Claiming its first victims in the mutual fund industry, the ongoing Covid-19 crisis has hit six schemes of Franklin Templeton Mutual Fund. In an unprecedented development for open-ended funds, the fund house has announced voluntary wind-up of six schemes namely - Franklin India Low Duration Fund, Franklin India Ultra Short Bond Fund, Franklin India Short Term Income Plan, Franklin India Credit Risk Fund, Franklin India Dynamic Accrual Fund and Franklin India Income Opportunities Fund.
What has happened?
Effective April 24, 2020, the wind-up comes in the wake of the theatrical fall in liquidity across the bond market caused by the pandemic and the consequential lockdown of the Indian economy. Citing the evident Covid-19 related market dislocation impacting the Indian credit markets, Franklin Templeton made it clear that the decision to close the six yield-oriented schemes is in the best interest of investors. According to the fund house, winding up of the above mentioned schemes is the only feasible option to preserve value for unitholders.
Consequently, no transactions would now be possible in these schemes and the fund house would dispose-off assets and the realized value will be distributed to all existing unitholders in proportion to their respective claims over the coming months.
Why was such an eventuality necessary?
The fund house sent out communications to investors explaining the rationale behind this unexpected announcement. Franklin Templeton said that despite active intervention from RBI, yields were rising coupled by lower trading volumes in the bond markets. Further, amidst the threat of Covid-19, the rising uncertainty and risk aversion, various mutual funds were faced with a liquidity crunch.
Templeton clarified that while its schemes were able to adhere to all redemption obligations during the initial phase of the crisis, however, unprecedented situation has put these schemes under severe stress and the fund house feels that they would no longer be able to generate adequate liquidity to fund redemptions.
Acknowledging the same, they stated, "The schemes even resorted to borrowings within permissible limits in line with market practice to fund redemptions during this time but given the situation, we felt that it would not be prudent to leverage the schemes further."
Before settling in with this move, the fund house explored different possible actions - possibility of temporary suspension of redemptions until stable market environment restored, option of selling the securities at a discount to meet redemption requests and to elongate the redemption payment. However, the current regulatory framework, possible erosion of value and inadequacy to meet redemptions rendered these approaches unviable to meet the unrelenting impact of the ongoing crisis.
How big is the impact?
Perhaps, pretty big and mainly for two reasons. First, all these are prominent funds, managing a total of about Rs 30,000 crore by the end of March, though the AUM now might have dropped given the heavy redemption pressures faced by the fund house, each of them ranks among the top ten by AUM in their respective categories. Second, Franklin Templeton has a strong retail franchise and it's likely that such a move may affect a lot of retail investors.

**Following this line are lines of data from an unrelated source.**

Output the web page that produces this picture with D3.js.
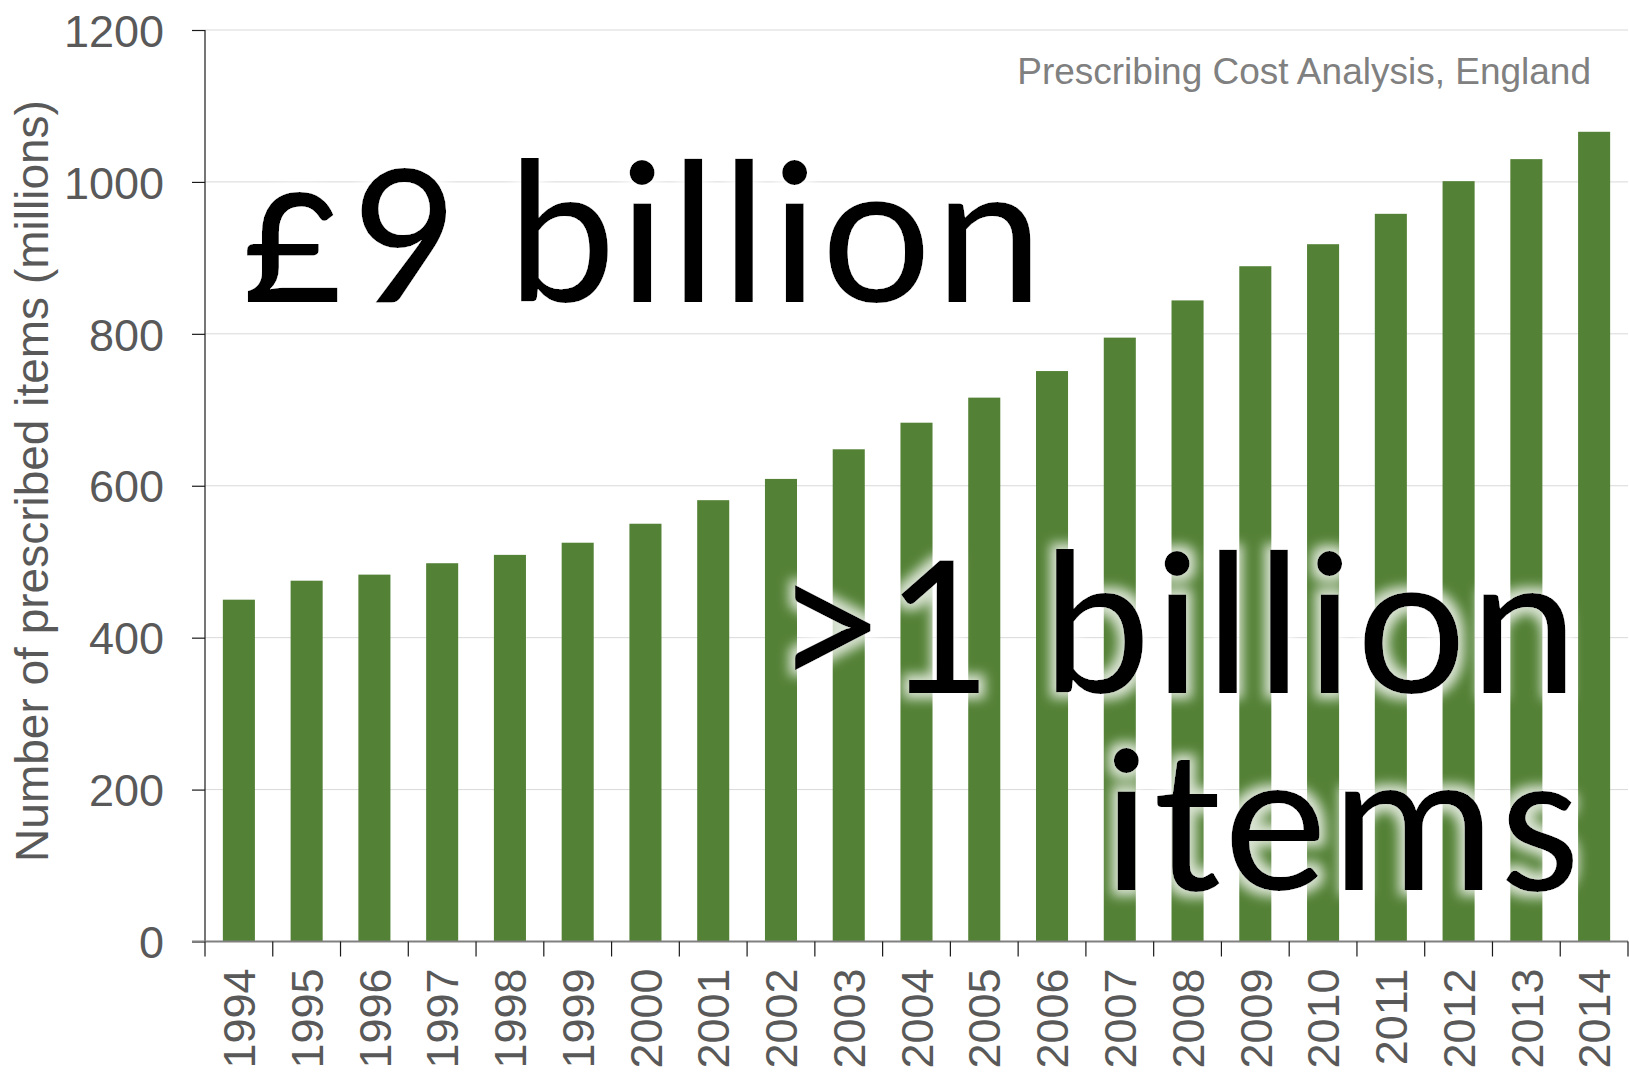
<!DOCTYPE html>
<html>
<head>
<meta charset="utf-8">
<script src="https://cdn.jsdelivr.net/npm/d3@7"></script>
<style>
  html, body { margin: 0; padding: 0; background: #fff; }
  svg { display: block; }
</style>
</head>
<body>
<script>
// Prescribed items per year, England (millions)
const years = ["1994","1995","1996","1997","1998","1999","2000","2001","2002","2003","2004",
               "2005","2006","2007","2008","2009","2010","2011","2012","2013","2014"];
const items = [450, 475, 483, 498, 509, 525, 550, 581, 609, 648, 683,
               716, 751, 795, 844, 889, 918, 958, 1001, 1030, 1066];
const yTicks = [0, 200, 400, 600, 800, 1000, 1200];

const sourceNote = "Prescribing Cost Analysis, England";
const yTitle = "Number of prescribed items (millions)";
const costHeadline = "£9 billion";
const itemsHeadline = [">1 billion", "items"];

const W = 1629, H = 1073;
const plot = { left: 205, right: 1628, top: 30, bottom: 941.5 };

const svg = d3.select("body").append("svg")
  .attr("width", W).attr("height", H)
  .attr("viewBox", `0 0 ${W} ${H}`);

// soft white halo behind the headline text
const defs = svg.append("defs");
const glow = defs.append("filter").attr("id", "halo")
  .attr("x", "-10%").attr("y", "-20%").attr("width", "120%").attr("height", "140%");
glow.append("feMorphology").attr("in", "SourceAlpha").attr("operator", "dilate")
  .attr("radius", 6).attr("result", "grown");
glow.append("feGaussianBlur").attr("in", "grown").attr("stdDeviation", 6).attr("result", "soft");
glow.append("feFlood").attr("flood-color", "#ffffff").attr("flood-opacity", 0.78).attr("result", "white");
glow.append("feComposite").attr("in", "white").attr("in2", "soft").attr("operator", "in").attr("result", "haloFill");
const merge = glow.append("feMerge");
merge.append("feMergeNode").attr("in", "haloFill");
merge.append("feMergeNode").attr("in", "SourceGraphic");

const x = d3.scaleBand()
  .domain(years)
  .range([plot.left, plot.right])
  .paddingInner(0.527)
  .paddingOuter(0.2635);

const y = d3.scaleLinear()
  .domain([0, 1200])
  .range([plot.bottom, plot.top]);

const axisFont = "Liberation Sans, Arial, sans-serif";

// horizontal gridlines
svg.append("g")
  .selectAll("line")
  .data(yTicks.filter(d => d > 0))
  .join("line")
  .attr("x1", plot.left).attr("x2", plot.right)
  .attr("y1", d => y(d)).attr("y2", d => y(d))
  .attr("stroke", "#d9d9d9").attr("stroke-width", 1);

// bars
svg.append("g")
  .selectAll("rect")
  .data(years.map((yr, i) => ({ yr, v: items[i] })))
  .join("rect")
  .attr("x", d => x(d.yr))
  .attr("width", x.bandwidth())
  .attr("y", d => y(d.v))
  .attr("height", d => y(0) - y(d.v))
  .attr("fill", "#538135");

// y axis
const yAxis = svg.append("g")
  .attr("transform", `translate(${plot.left},0)`)
  .call(d3.axisLeft(y).tickValues(yTicks).tickSize(13).tickPadding(28).tickFormat(d3.format("d")));
yAxis.select(".domain").attr("stroke", "#1a1a1a").attr("stroke-width", 1.2)
  .attr("d", `M0,${plot.top}V${plot.bottom}`);
yAxis.selectAll(".tick line").attr("stroke", "#1a1a1a").attr("stroke-width", 1.2);
yAxis.selectAll(".tick text")
  .attr("fill", "#595959")
  .attr("font-family", axisFont)
  .attr("font-size", 45)
  .attr("dy", "0.36em");

// x axis: ticks sit on the category boundaries
const boundaries = years.map(yr => x(yr) - x.step() * x.paddingOuter())
  .concat([plot.right]);
const xAxis = svg.append("g");
xAxis.append("line")
  .attr("x1", plot.left - 13).attr("x2", plot.right)
  .attr("y1", plot.bottom).attr("y2", plot.bottom)
  .attr("stroke", "#808080").attr("stroke-width", 2);
xAxis.selectAll("line.tk")
  .data(boundaries)
  .join("line").attr("class", "tk")
  .attr("x1", d => d).attr("x2", d => d)
  .attr("y1", plot.bottom).attr("y2", plot.bottom + 15)
  .attr("stroke", "#1a1a1a").attr("stroke-width", 1.2);
xAxis.selectAll("text")
  .data(years)
  .join("text")
  .attr("transform", d => `translate(${x(d) + x.bandwidth() / 2},${plot.bottom + 27}) rotate(-90)`)
  .attr("text-anchor", "end")
  .attr("dy", "0.36em")
  .attr("fill", "#595959")
  .attr("font-family", axisFont)
  .attr("font-size", 45)
  .text(d => d);

// y axis title
svg.append("text")
  .attr("transform", `translate(48,481) rotate(-90)`)
  .attr("text-anchor", "middle")
  .attr("fill", "#595959")
  .attr("font-family", axisFont)
  .attr("font-size", 46)
  .text(yTitle);

// source note
svg.append("text")
  .attr("x", 1591).attr("y", 84)
  .attr("text-anchor", "end")
  .attr("fill", "#808080")
  .attr("font-family", axisFont)
  .attr("font-size", 37)
  .text(sourceNote);

// headlines
const bigFont = "Calibri, Carlito, Lato, 'Open Sans', sans-serif";
const bigSize = 207;
const spacing = 3.3;

svg.append("text")
  .attr("x", 240).attr("y", 302)
  .attr("fill", "#000")
  .attr("font-family", bigFont)
  .attr("font-size", bigSize)
  .attr("letter-spacing", spacing)
  .attr("filter", "url(#halo)")
  .text(costHeadline);

svg.append("text")
  .attr("x", 1578 + spacing).attr("y", 693)
  .attr("text-anchor", "end")
  .attr("fill", "#000")
  .attr("font-family", bigFont)
  .attr("font-size", bigSize)
  .attr("letter-spacing", spacing)
  .attr("filter", "url(#halo)")
  .text(itemsHeadline[0]);

svg.append("text")
  .attr("x", 1580 + spacing).attr("y", 890)
  .attr("text-anchor", "end")
  .attr("fill", "#000")
  .attr("font-family", bigFont)
  .attr("font-size", bigSize)
  .attr("letter-spacing", spacing)
  .attr("filter", "url(#halo)")
  .text(itemsHeadline[1]);
</script>
</body>
</html>
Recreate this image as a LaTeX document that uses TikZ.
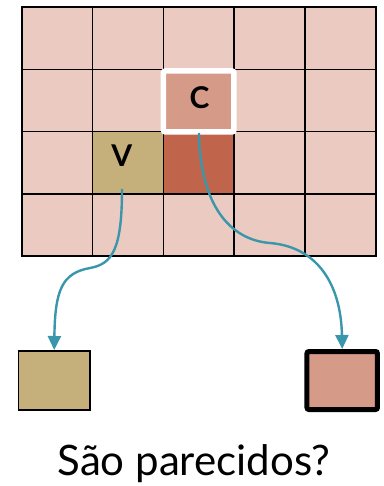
\documentclass[tikz,border=0pt]{standalone}
\usepackage{fontspec}
\setmainfont{Lato}
\usetikzlibrary{arrows.meta}
\definecolor{cellpink}{HTML}{EBCBC1}
\definecolor{celltan}{HTML}{C5B07C}
\definecolor{cellred}{HTML}{C0654B}
\definecolor{cellrose}{HTML}{D69A88}
\definecolor{linkteal}{HTML}{3A96AA}
\tikzset{
  cell/.style={draw, line width=1.6pt, fill=cellpink, inner sep=0pt,
    minimum width=70.8pt, minimum height=62.2pt},
  letter/.style={font=\fontsize{30}{30}\selectfont\bfseries, inner sep=0pt},
  link/.style={draw=linkteal, line width=2.4pt, -{Triangle[length=14pt,width=13pt]}},
}
\begin{document}
\begin{tikzpicture}[x=1pt, y=-1pt]
\useasboundingbox (0,0) rectangle (383,486);
\foreach \i in {0,...,4}{
  \foreach \j in {0,...,3}{
    \node[cell] (c\i\j) at ({21.7+70.8*(\i+0.5)},{7.3+62.2*(\j+0.5)}){};
  }
}
\node[cell, fill=celltan] (cellV) at (c12){};
\node[cell, fill=cellred] (cellR) at (c22){};
\node[draw=white, line width=5.5pt, rounded corners=2pt, fill=cellrose, inner sep=0pt,
  minimum width=70.5pt, minimum height=61pt] (cellC) at (198.7,101.5){};
\node[letter] (letterV) at (121.7,156){V};
\node[letter] (letterC) at (199.5,97.5){C};
\node[draw, line width=1.5pt, fill=celltan, inner sep=0pt,
  minimum width=71.7pt, minimum height=59.3pt] (boxV) at (54.2,380.4){};
\node[draw, line width=5pt, rounded corners=2pt, fill=cellrose, inner sep=0pt,
  minimum width=70.5pt, minimum height=58pt] (boxC) at (342.2,380.5){};
\coordinate (startV) at (122,189);
\coordinate (startC) at (199,133);
\draw[link] (startV) .. controls (122,250) and (112,264) .. (90,268)
  .. controls (62,273) and (55,290) .. (boxV.north);
\draw[link] (startC) .. controls (200,205) and (230,240) .. (270,243)
  .. controls (318,247) and (341,285) .. (boxC.north);
\node[anchor=base, font=\fontsize{42}{42}\selectfont] (question) at (194,475){São parecidos?};
\end{tikzpicture}
\end{document}
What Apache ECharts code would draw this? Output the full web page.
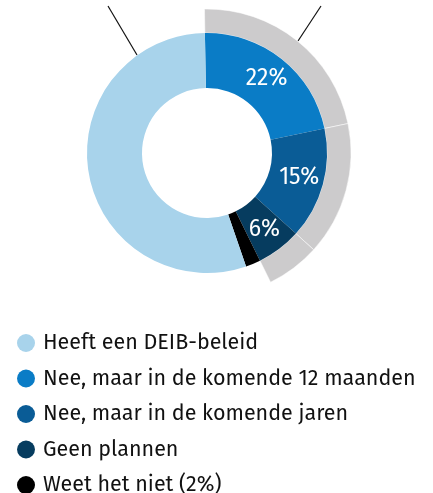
<!DOCTYPE html>
<html>
<head>
<meta charset="utf-8">
<script src="https://cdn.jsdelivr.net/npm/echarts@6/dist/echarts.min.js"></script>
<style>
  html, body { margin: 0; padding: 0; background: #fff; }
  #mChart { width: 433px; height: 493px; }
</style>
</head>
<body>
<div id="mChart"></div>
<script>
  // categories in clockwise order from the top
  var categories = ['Nee, maar in de komende 12 maanden', 'Nee, maar in de komende jaren', 'Geen plannen', 'Weet het niet (2%)', 'Heeft een DEIB-beleid'];
  var values = [22, 15, 6, 2, 55];
  var colors = ['#0a7cc6', '#0a5c96', '#063c5f', '#000000', '#a8d3eb'];
  var showLabel = [true, true, true, false, false];
  // legend order as in the picture
  var legendOrder = ['Heeft een DEIB-beleid', 'Nee, maar in de komende 12 maanden', 'Nee, maar in de komende jaren', 'Geen plannen', 'Weet het niet (2%)'];
  // outer grey ring covers the "Nee" groups
  var ringValues = [22, 15, 6];

  var font = "'Fira Sans', 'Open Sans', sans-serif";

  var mainData = categories.map(function (c, i) {
    return {
      name: c,
      value: values[i],
      itemStyle: { color: colors[i] },
      label: { show: showLabel[i] }
    };
  });

  var ringTotal = 0;
  var ringData = ringValues.map(function (v, i) {
    ringTotal += v;
    return { name: 'ring' + i, value: v, itemStyle: { color: '#cccbcc' } };
  });
  var allTotal = values.reduce(function (a, b) { return a + b; }, 0);
  ringData.push({ name: 'rest', value: allTotal - ringTotal, itemStyle: { color: 'transparent', borderWidth: 0 } });

  var myChart = echarts.init(document.getElementById('mChart'));
  myChart.setOption({
    animation: false,
    legend: {
      data: legendOrder,
      orient: 'vertical',
      left: 17,
      top: 332,
      height: 220,
      padding: 0,
      icon: 'circle',
      itemWidth: 18,
      itemHeight: 18,
      itemGap: 13.5,
      selectedMode: false,
      textStyle: { fontFamily: font, fontSize: 21.5, color: '#111', lineHeight: 20, padding: [0, 0, 0, 3] }
    },
    graphic: [
      { type: 'line', shape: { x1: 108, y1: 6, x2: 137, y2: 55 }, style: { stroke: '#111', lineWidth: 1.2 } },
      { type: 'line', shape: { x1: 321, y1: 6, x2: 298, y2: 41 }, style: { stroke: '#111', lineWidth: 1.2 } }
    ],
    series: [
      {
        type: 'pie',
        center: [207, 153],
        radius: [120, 144],
        startAngle: 91,
        clockwise: true,
        silent: true,
        label: { show: false },
        labelLine: { show: false },
        itemStyle: { borderColor: 'rgba(255,255,255,0.5)', borderWidth: 1 },
        data: ringData
      },
      {
        type: 'pie',
        center: [207, 153],
        radius: [65, 120],
        startAngle: 91,
        clockwise: true,
        silent: true,
        label: {
          position: 'inside',
          color: '#fff',
          fontFamily: font,
          fontSize: 23,
          formatter: '{c}%'
        },
        labelLine: { show: false },
        data: mainData
      }
    ]
  });
</script>
</body>
</html>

Look at the table below to get some perspective of the performance numbers of these funds.
|Return (%)||Rank||Return (%)||Rank||Return (%)||Rank|
|Franklin India Credit Risk||DT-CR||4434||-5.49||17/20||-3.78||15/20||3.68||11/18|
|Franklin India Dynamic Accrual||DT-DB||3119||-2.38||29/29||0.55||27/29||5.51||19/25|
|Franklin India Income Opportunities||DT-MD||2506||-2.12||15/17||0.51||13/17||5.13||10/15|
|Franklin India Low Duration||DT-LD||2737||-7.68||25/26||-4.82||21/26||3.72||18/26|
|Franklin India Short Term Income Plan||DT-SD||7093||-5.26||29/29||-3.28||26/29||4.24||17/26|
|Franklin India Ultra Short Bond||DT-USD||10964||0.06||26/27||4.64||21/24||7.29||5/17|
|AUM as of 31 March 2020
Return and rank as of 23 April 2020 for Regular plans
While this definitely is a hard blow to the debt fund industry, these six funds were already saddled with difficulties in terms of debt defaults and subsequent segregations. In the recent months, all of these funds had written down their respective exposure to troubled bonds of Vodafone Idea Ltd. and a few of these also wrote down their exposures to Yes Bank Ltd.
What's the way forward?
As redemptions from these six schemes now stand closed so whatever sale proceeds the funds house will be able to garner will be distributed among the unitholders in proportion to their respective holdings. According to Templeton, the securities held in these six funds remain sound and they will try their best not only to liquidate the portfolios at the earliest but even and at the best possible values. Further, once there comes a recovery in the market, the fund house will actively explore the option of early exits via sale/prepayment to aid repayment prior to the maturity of the portfolio investments. They'll also continually share updates with investors on these schemes.
Franklin Templeton will not charge any management fees on these funds, however, expenses in the nature of audit fees, custody fees, fund running expenses, etc, will continue to be charged. Further, the fund house clarified that the other schemes in its kitty will not in any way get impacted by the winding up process.